Somewhere Over The Rainbow Bluebirds Fly

Nona Cree Smith, Gazette Contributor 

One of our favorite childhood movies takes us from the black and white world of Kansas to a technicolor land where the skies are blue, dreams come true, and “troubles melt like lemon drops.” That wonderful place, of course, awaits us somewhere over the rainbow. But long before Dorothy set off to see the Wizard, rainbows have captured vivid imaginations and been romanticized since the dawn of man.

The Incas believed that rainbows were a gift from the Sun god, ancient Arabians saw them as sky tapestries woven by the south wind, and both Navajo and Norse sages told stories of radiant, glowing acres of color bridging the gulf between heaven and earth.

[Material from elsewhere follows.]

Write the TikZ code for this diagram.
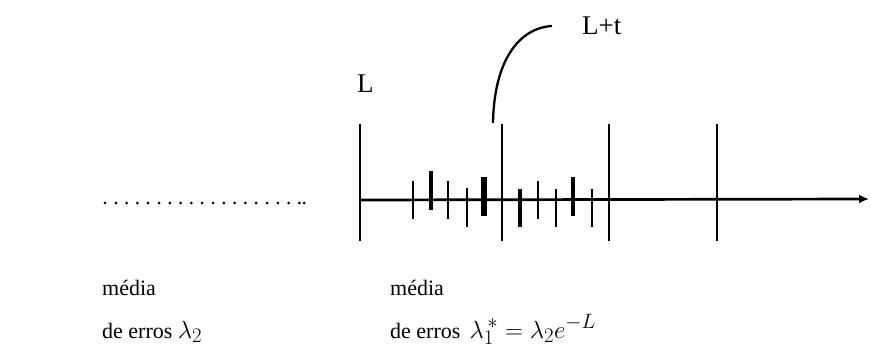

Many people see rainbows as God’s covenant to Noah not to flood the Earth again.

Across the ages and cultures, rainbows have represented good luck, prosperity, renewed hope, forgiveness and foretold of magical events. Who hasn’t wished to discover the fabled pot of gold at the end of the rainbow? While the treasure has yet to be found and verified, the fleeting beauty of rainbows continues to fascinate and inspire.

The ancient Greeks worshipped the Olympian gods of which Iris was personified by a rainbow. In Homer’s “Iliad,” Iris relayed messages from the ruling gods, Zeus and Hera, to other gods and to mortals. According to Greek poet Hesiod, she also carried water from the River Styx, which acted as an ancient truth serum. Whoever drank the water and lies, was severely punished. Her influence lives on in such words as “iridescence” and the beautiful Iris flower.